Laverne, however, didn't come. Jennie did receive one kind visitor that day, old Mrs. Foster from church, but her sister never knocked on the door. Jennie went to bed that night thinking that if the Lord honored her request, she would need to put her affairs in order and prepare to die.
But, lying in bed, a sudden thought struck her with the force of a lightning bolt. She cried out to her husband, "Honey! Do you know what Mrs. Foster's first name is? " "Of course," he said, "Laverne." That was the only day, ever, that Laverne Foster stopped by to visit the mother of four who, three years later, became my mother too.
When my sister told me about Michelle and the miracle bike, I said, after recovering from gooseflesh, "I wonder what Michelle asked for the next week: 'Oh God! Now make it a car! I want a car this time!'." But Grace corrected me. "No, Michelle never asked like that again."

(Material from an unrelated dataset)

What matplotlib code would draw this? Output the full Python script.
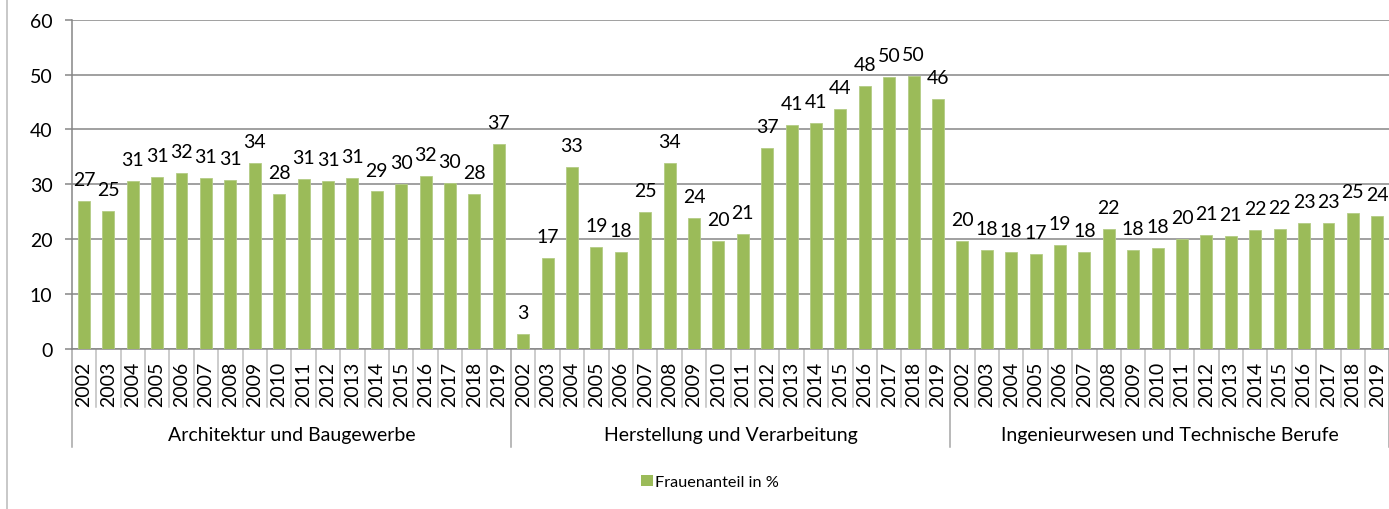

Good for her. Maybe Michelle understood that a holy moment like that was not the kind of thing that she should expect to be repeated. "Upping the ante" of a prayer like that would not be a sign of faith, but a sign of greed coupled with an effort to manipulate God.
My mother understood that too. Though she received a stunning answer to her prayer, she never again put a fleece before the Lord. She told me, "I should have just received whatever God would have chosen to give me, whether life or death. But in my weakness I had to know, and he graciously responded. I would never test him like that again though." And she advised that I never do it either.
In Letters to Malcom: Chiefly on Prayer, C. S. Lewis writes, "It would be rash to say that there is any prayer which God never grants. But the strongest candidate is the prayer we might express in the single word encore." That gets it exactly right. Christians must develop a sense of gratitude for those things that God chooses to do only once - without expecting (or, heaven forbid, demanding) that he repeat the pattern of yesterday. Look for new and different graces from the Lord.
I've been reading through the gospel of John lately, and several examples from that book come to mind. In John 6 Jesus miraculously feeds 5,000 men, but when the crowd follows him the next day looking for another meal, he refuses to give it to them, and even rebukes them. In John 11 Jesus resurrects Lazarus, who was probably killed soon afterward (see John 12:10). If Lazarus was indeed killed later, it is hard to imagine his sisters sending word to Jesus, "He's dead again. You need to come back!" Or take John 13, where Jesus assumes the role of a slave and washes his disciples' feet. How perfectly awful it would have been if, during one of his resurrection appearances, some idiot disciple approached him and said, "Hey, Jesus, glad to see you! Here's a bucket, go get yourself a towel. I'm afraid I stepped in it outside, and could really use a good cleaning."
There are some things, of course, that God does repeat. He repeats his pardon. His mercies are new every morning. I'll not test him on a one-and-done, but, for my daily offering of sin, I'll trust his daily supply of grace.